Digital Audio Workstations (DAWs) are so complicated. Every time there’s an update to something like Logic, Ableton, Bitwig, or what have you, it’s hundreds of tiny little changes that are often too many to try and make sense of. So if you are as confused as most people, producer Kill The Noise has redubbed Ableton’s video that guides us through the most important changes in its Live 10 update. “[In] case u nerds wanted to know what ur missin in able10,” he says.

And thank goodness for that, because this video is a symphony that delicately shows the nuance of how you, the at-home producer, can coax the most out of this beloved software... or maybe not. You’re not Kill The Noise, an artist who will have you thinking, “maybee I cun bee dis gud at Abletun.”

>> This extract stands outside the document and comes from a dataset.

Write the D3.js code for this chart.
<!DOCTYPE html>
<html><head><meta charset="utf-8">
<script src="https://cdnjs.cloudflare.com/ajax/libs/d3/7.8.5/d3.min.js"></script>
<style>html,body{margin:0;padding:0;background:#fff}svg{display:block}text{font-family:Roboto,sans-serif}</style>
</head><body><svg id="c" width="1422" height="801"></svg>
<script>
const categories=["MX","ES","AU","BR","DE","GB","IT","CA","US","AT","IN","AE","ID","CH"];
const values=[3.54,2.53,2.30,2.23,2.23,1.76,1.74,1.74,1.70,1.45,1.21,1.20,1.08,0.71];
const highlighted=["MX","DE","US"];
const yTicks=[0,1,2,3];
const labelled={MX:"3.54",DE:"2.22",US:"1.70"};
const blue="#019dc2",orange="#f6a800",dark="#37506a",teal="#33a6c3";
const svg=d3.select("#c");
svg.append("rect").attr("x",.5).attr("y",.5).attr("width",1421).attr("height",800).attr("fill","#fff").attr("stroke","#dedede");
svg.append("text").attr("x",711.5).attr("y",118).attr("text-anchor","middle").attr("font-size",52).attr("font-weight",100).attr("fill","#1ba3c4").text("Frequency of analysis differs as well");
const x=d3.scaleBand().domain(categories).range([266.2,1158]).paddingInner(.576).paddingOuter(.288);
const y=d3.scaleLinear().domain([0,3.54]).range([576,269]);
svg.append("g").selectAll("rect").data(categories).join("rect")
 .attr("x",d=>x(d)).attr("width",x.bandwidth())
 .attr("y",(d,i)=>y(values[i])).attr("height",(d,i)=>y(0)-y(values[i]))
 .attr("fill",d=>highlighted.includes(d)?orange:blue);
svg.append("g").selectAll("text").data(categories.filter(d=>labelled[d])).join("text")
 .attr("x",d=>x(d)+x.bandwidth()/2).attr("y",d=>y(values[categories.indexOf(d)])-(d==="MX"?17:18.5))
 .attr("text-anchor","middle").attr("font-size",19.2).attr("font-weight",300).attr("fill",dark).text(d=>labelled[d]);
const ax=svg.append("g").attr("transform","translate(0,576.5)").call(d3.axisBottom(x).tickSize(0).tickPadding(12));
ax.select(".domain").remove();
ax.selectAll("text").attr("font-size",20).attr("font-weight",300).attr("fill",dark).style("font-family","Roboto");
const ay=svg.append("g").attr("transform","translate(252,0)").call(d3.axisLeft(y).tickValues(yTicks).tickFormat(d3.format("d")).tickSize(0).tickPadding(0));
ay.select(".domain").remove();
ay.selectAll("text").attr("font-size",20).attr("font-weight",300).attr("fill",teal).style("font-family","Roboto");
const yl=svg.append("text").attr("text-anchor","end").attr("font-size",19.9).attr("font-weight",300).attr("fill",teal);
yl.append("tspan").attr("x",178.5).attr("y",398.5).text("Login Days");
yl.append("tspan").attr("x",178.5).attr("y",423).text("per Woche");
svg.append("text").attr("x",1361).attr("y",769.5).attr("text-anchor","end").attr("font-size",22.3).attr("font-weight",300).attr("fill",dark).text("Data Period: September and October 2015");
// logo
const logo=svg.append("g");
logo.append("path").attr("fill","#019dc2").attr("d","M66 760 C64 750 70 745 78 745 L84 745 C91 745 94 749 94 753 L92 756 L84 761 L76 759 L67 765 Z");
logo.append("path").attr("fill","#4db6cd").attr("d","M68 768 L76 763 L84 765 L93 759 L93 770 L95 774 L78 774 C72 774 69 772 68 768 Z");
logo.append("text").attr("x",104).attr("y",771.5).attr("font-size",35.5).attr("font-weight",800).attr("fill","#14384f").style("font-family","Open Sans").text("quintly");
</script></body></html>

The scene opens with a metronome ticking at 240BPM (widely known within inner circles to be the next “it” tempo), backed by the siren sound of AutoTune pushed so far it’s in The Bad Place. Like most great art, it immediately inspires conflicting feelings of “I could do that” and also, “but I didn’t, and no one else could have created such a masterpiece.” Somewhere, in the back of your head, a fleeting voice is also trying to scream, “GOOD GOD WHY.” Shush it.

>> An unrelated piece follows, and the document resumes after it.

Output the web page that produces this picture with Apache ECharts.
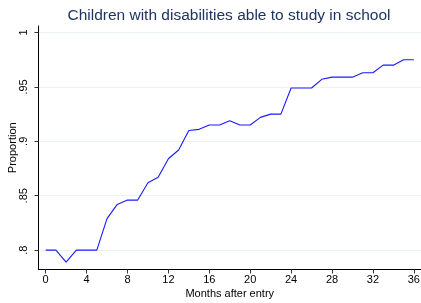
<!DOCTYPE html>
<html lang="en">
<head>
    <meta charset="UTF-8">
    <title>Children with disabilities</title>
    <script src="https://cdn.jsdelivr.net/npm/echarts@6/dist/echarts.min.js"></script>
    <style>
        html, body { margin: 0; padding: 0; background: #fff; }
    </style>
</head>
<body>
<div id="main" style="width: 421px;height:303px;"></div>
<script type="text/javascript">
    // months after entry and share able to study in school
    var months = [0,1,2,3,4,5,6,7,8,9,10,11,12,13,14,15,16,17,18,19,20,21,22,23,24,25,26,27,28,29,30,31,32,33,34,35,36];
    var proportion = [.800,.800,.789,.800,.800,.800,.829,.842,.846,.846,.862,.867,.884,.892,.910,.911,.915,.915,.919,.915,
        .915,.922,.925,.925,.949,.949,.949,.957,.959,.959,.959,.963,.963,.970,.970,.975,.975];
    var xTicks = [0,4,8,12,16,20,24,28,32,36];
    var yTicks = [.8,.85,.9,.95,1];
    var yTickLabels = ['.8','.85','.9','.95','1'];

    var points = [];
    for (var i = 0; i < months.length; i++) {
        points.push([months[i], proportion[i]]);
    }

    var myChart = echarts.init(document.getElementById('main'));
    var font = 'Liberation Sans, Arial, sans-serif';
    myChart.setOption({
        animation: false,
        backgroundColor: '#ffffff',
        title: {
            text: 'Children with disabilities able to study in school',
            left: 224, top: 3, textAlign: 'center',
            textStyle: { fontFamily: font, fontSize: 15.5, fontWeight: 'normal', color: '#1e3461' }
        },
        grid: { left: 38.5, right: 0, top: 26, bottom: 33.5, containLabel: false, outerBoundsMode: 'none' },
        xAxis: {
            type: 'value',
            min: -0.7, max: 36.7,
            name: 'Months after entry',
            nameLocation: 'middle', nameGap: 19, nameMoveOverlap: false,
            nameTextStyle: { fontFamily: font, fontSize: 11, color: '#000' },
            axisLine: { onZero: false, lineStyle: { color: '#000', width: 1 } },
            axisTick: { customValues: xTicks, length: 4, lineStyle: { color: '#333' } },
            axisLabel: { customValues: xTicks, margin: 5, fontFamily: font, fontSize: 11, color: '#000' },
            splitLine: { show: false }
        },
        yAxis: {
            type: 'value',
            min: 0.7822, max: 1.006,
            name: 'Proportion',
            nameLocation: 'middle', nameGap: 20, nameRotate: 90, nameMoveOverlap: false,
            nameTextStyle: { fontFamily: font, fontSize: 11, color: '#000' },
            axisLine: { show: true, onZero: false, lineStyle: { color: '#000', width: 1 } },
            axisTick: { show: true, customValues: yTicks, length: 4, lineStyle: { color: '#333' } },
            axisLabel: {
                customValues: yTicks, rotate: 90, margin: 9,
                fontFamily: font, fontSize: 11, color: '#000',
                formatter: function (v) {
                    var k = yTicks.indexOf(Math.round(v * 100) / 100);
                    return k >= 0 ? yTickLabels[k] : '';
                }
            },
            splitLine: { show: true, lineStyle: { color: '#eaf2f3', width: 1 } }
        },
        series: [{
            type: 'line',
            data: points,
            showSymbol: false,
            lineStyle: { color: '#1a1aff', width: 1.1 }
        }]
    });
</script>
</body>
</html>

From there, it’s a cacophony of dissonant keys that transition right into Ableton’s new Wavetable synth. Behold its prowess. Take in the sounds of randomly smooshing parameters and knobs around until you get something not unlike a tuning fork being run through a dishwasher. You meant to do that. It’s okay to tell yourself this.

The rest is filled with moments that should be individually treasured: sounds are given body and character with the ever-increasing swallowing hiss of white noise; a man sits at a drum machine, nodding to a groove of erudite samples, like rubber duck-like squeaks, airhorns, and snippets of “damn son, where’d you find this?” Ableton’s new Drum Buss plug-in has a kick devolve into a mess of convoluted echo and reverb that will make you say, “what a lovely way for things to end” right before the aneurysm bursts. Naturally, there are cowbells. The default Sylenth patch makes a cameo in a chef’s kiss moment of brilliance.

Look, a lot of people also didn’t understand Aphex Twin when he first released Windowlicker, so if you’re feeling judgmental at this point, maybe you take a look at yourself and not project your feelings onto this genius work. If only you had such vision.